> Work instructions: Where a line in the listing contains the string "this", copy that line out.

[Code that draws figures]
[start]

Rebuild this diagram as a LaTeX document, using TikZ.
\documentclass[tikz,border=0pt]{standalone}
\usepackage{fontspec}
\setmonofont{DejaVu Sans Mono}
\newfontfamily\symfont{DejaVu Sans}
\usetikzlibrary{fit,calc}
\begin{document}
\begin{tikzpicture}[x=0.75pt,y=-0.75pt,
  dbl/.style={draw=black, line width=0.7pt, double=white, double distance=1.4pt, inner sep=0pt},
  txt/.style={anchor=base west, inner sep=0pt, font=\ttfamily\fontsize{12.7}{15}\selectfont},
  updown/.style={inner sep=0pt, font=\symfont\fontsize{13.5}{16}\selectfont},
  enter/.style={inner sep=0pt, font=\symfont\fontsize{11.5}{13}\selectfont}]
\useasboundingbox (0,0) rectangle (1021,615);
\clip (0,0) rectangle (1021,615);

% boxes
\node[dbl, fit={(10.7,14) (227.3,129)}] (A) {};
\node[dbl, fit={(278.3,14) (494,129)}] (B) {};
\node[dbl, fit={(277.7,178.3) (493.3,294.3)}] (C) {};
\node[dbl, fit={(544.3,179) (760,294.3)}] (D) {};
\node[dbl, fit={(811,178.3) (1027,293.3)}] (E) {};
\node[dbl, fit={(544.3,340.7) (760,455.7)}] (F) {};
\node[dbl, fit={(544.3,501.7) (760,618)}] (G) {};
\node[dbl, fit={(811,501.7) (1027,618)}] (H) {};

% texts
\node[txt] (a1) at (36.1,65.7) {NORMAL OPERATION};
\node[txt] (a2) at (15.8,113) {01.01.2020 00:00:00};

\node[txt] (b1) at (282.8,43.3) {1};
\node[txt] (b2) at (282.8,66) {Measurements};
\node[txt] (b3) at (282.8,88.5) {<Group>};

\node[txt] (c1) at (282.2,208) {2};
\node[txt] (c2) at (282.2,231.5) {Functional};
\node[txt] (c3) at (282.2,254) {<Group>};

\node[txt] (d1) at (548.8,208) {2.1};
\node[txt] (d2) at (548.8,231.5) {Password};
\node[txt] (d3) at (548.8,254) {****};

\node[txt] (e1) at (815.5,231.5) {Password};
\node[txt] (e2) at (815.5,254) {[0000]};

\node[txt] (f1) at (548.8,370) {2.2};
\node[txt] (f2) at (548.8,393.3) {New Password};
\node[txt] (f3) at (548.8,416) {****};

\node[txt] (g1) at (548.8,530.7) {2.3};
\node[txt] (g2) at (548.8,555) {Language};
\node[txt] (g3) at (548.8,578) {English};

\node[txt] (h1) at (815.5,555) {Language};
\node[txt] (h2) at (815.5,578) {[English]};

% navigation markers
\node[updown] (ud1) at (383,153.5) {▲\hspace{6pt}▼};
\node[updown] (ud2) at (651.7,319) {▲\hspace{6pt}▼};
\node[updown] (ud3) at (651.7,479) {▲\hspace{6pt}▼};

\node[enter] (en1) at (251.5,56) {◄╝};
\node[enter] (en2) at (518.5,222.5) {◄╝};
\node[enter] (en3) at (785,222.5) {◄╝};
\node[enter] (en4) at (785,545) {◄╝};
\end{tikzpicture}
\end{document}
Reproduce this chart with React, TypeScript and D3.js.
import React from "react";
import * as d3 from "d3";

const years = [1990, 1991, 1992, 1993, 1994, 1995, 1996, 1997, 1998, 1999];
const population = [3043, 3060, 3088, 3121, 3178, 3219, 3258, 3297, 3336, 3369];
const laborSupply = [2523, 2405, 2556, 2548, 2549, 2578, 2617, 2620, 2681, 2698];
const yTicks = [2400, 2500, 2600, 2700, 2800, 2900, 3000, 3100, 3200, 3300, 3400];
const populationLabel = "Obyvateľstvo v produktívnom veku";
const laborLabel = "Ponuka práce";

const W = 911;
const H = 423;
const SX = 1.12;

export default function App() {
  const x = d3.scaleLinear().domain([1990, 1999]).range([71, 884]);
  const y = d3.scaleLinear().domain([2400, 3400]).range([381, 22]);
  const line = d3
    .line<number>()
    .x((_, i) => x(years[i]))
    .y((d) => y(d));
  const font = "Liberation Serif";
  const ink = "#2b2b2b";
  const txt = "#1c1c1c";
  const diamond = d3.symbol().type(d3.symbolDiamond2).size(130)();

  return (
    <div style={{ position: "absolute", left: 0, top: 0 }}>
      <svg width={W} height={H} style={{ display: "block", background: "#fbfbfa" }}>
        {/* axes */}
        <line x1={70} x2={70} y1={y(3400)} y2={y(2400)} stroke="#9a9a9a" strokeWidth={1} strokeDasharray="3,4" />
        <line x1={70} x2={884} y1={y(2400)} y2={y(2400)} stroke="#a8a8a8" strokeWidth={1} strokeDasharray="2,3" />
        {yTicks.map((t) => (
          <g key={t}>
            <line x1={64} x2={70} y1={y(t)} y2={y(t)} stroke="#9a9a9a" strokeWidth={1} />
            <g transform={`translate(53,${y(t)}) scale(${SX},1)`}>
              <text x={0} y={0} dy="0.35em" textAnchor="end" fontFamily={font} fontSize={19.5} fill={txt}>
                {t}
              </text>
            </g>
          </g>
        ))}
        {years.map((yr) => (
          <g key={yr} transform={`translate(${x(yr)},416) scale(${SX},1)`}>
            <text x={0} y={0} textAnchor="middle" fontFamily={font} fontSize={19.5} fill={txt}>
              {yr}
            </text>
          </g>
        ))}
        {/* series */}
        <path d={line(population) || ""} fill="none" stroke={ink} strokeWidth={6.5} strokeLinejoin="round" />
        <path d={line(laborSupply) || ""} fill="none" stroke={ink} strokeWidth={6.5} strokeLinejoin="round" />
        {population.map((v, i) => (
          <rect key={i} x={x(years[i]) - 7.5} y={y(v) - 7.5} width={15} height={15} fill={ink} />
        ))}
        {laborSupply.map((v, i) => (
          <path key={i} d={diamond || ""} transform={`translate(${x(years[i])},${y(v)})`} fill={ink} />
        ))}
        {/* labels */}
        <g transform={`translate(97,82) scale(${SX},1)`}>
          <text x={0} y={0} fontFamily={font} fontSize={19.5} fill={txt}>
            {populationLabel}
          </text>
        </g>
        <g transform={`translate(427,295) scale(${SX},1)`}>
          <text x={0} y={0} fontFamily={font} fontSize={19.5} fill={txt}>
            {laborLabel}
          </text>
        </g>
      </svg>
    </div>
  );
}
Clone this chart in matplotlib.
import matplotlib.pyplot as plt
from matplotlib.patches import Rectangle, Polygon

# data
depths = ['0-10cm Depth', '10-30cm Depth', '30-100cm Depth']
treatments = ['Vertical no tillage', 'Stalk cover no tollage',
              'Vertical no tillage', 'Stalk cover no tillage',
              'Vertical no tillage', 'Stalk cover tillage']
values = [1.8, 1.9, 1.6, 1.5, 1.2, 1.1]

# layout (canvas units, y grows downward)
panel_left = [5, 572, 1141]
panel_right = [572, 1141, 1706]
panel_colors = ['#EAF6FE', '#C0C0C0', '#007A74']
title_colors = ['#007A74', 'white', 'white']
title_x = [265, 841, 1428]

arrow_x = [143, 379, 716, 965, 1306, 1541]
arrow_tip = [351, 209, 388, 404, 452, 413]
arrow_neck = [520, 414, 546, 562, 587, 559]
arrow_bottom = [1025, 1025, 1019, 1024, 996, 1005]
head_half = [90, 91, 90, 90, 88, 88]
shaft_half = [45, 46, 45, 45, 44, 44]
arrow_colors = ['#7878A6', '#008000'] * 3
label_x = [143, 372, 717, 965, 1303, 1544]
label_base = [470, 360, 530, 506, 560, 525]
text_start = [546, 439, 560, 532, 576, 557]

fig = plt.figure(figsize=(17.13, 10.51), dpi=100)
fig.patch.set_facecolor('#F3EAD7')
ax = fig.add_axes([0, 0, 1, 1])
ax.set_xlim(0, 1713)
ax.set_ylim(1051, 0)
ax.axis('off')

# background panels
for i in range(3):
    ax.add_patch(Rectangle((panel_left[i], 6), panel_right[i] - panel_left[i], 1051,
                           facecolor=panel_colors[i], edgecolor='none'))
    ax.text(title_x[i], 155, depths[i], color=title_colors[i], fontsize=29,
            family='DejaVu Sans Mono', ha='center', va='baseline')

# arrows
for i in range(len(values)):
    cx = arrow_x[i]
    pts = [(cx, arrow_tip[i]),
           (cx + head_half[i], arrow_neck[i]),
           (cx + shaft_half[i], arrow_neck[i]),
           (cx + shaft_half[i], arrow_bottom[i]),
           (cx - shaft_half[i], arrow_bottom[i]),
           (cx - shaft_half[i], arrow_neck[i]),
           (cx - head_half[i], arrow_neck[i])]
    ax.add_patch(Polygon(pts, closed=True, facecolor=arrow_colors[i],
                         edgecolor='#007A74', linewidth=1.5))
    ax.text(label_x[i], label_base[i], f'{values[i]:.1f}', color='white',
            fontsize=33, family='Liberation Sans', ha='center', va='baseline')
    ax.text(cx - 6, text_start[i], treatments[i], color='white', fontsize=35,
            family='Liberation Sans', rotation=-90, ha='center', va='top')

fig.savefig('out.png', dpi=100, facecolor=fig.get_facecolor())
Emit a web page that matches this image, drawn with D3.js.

[end]

> Task output:
Rebuild this diagram as a LaTeX document, using TikZ.
Reproduce this chart with React, TypeScript and D3.js.
Clone this chart in matplotlib.
Emit a web page that matches this image, drawn with D3.js.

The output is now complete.